A Genoveva Palacios Martínez (Grijota, 1958) le gusta llamar a las cosas por su nombre, decir lo que piensa si cree que es lo justo y defender las causas que lo merecen. También le gustan las celebraciones y es la primera en ponerse manos a la obra a la hora de organizarlas, ya sean despedidas a compañeros que se jubilan o comidas navideñas. Dispuesta, desde muy joven, a pelear por sus objetivos, ha llevado a buen término muchos de ellos con voluntad y tesón y a estas alturas de su vida lo único que lamenta es no haber sido un poco más libre e independiente.
«No me arrepiento de nada de lo que he vivido; incluso muchas de las cosas las repetiría. Por ejemplo, si volviera a nacer y tuviera la oportunidad de trabajar en el Museo de Palencia, lo haría sin dudar», asevera. Y no es que de niña, en medio de sus juegos y sus aventurillas rurales, soñara con esa clase de vida laboral, pero veintiséis años al pie del cañón, asistiendo a los cambios y las mejoras, comprobando cómo disfruta la gente de las visitas y cómo aumenta el patrimonio, dan mucho de sí y a ella le han aportado experiencia y muchas alegrías. «En esto, como en todo, hay días mejores y días peores, pero debo decir que el Museo me gusta mucho y he sido feliz trabajando en él».
Sus primeros recuerdos en Grijota son felices. «Teníamos que ir a por agua porque no la había en las casas y mi madre me compró dos calderillos para que acompañara y ayudara a mi hermana en esa tarea, pero los balanceaba tanto que perdía el líquido por el camino y tocaba trabajar dos veces», rememora.
También subraya la atención de su padre -«yo era la más pequeña de los tres hijos»- y el hecho de tener muchas amigas en el pueblo, con las que corría aventurillas. «Ahora no saben jugar más que con maquinitas; entonces íbamos al campo, conocíamos los animales y algunas veces robábamos fruta; nos entreteníamos de una forma sana, al aire libre, aunque alguna picia también hacíamos», apostilla.
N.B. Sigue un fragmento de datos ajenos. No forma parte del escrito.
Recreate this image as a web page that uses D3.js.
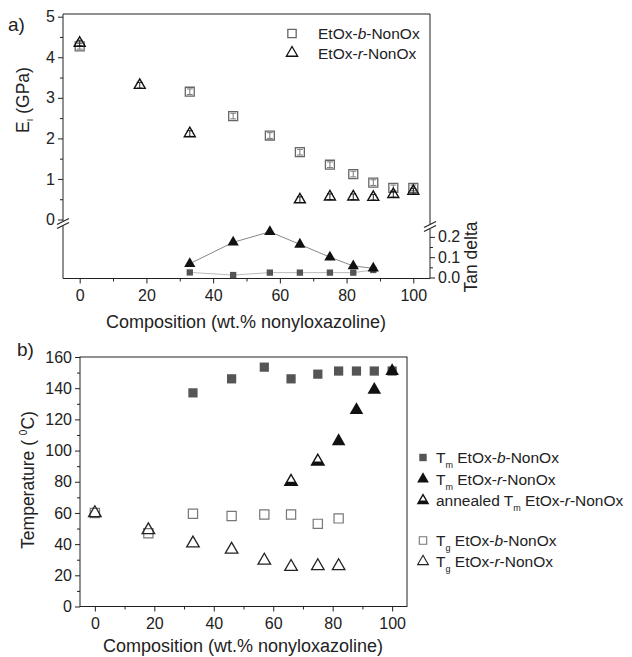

Fueron tiempo felices, aprovechados al máximo y disfrutados sin frustraciones por no disponer de tantas cosas como tiene ahora la infancia. «No había lo que ahora, pero en Reyes no me faltaba mi cocinilla con sus cacharritos, y la culebrita de mazapán», comenta. A aquellos juguetes con los que tan bien lo pasaba, sumaba la gata Mimí, a modo de compañera inseparable. «Era mi tesoro», añade.
Cuando tenía diez años, la familia se trasladó a Palencia. Estudió en las escuelas del Ave María pero, a los quince, declinó la oferta materna de seguir con el Bachillerato en otro colegio. «No me interesaba demasiado, aunque más adelante, de joven y de adulta, acabé haciendo auxiliar de farmacia, auxiliar administrativo y puericultura, además de sacarme el carnet de conducir normal y después el de transporte nacional e internacional de mercancías», comenta. Su madre le recordaba a menudo que todo lo que no había querido estudiar cuando le correspondía por edad, lo había llevado a cabo con creces trabajando, casada y con hijos.
Pero es que Genoveva Palacios se movía entonces por impulsos, que acabaron en éxitos. «Yo quería una moto, pero mi madre no me dejaba. Me empeñé en conseguirlo, me saqué el carnet y me la compré», subraya. Algo parecido le pasó con el coche y acabó saliéndose con la suya. En cambio, no prosperó la propuesta de su progenitora de que aprendiera a coser en condiciones. «Heredé de una vecina que me quería mucho una máquina de coser y creo que la he usado dos veces en mi vida».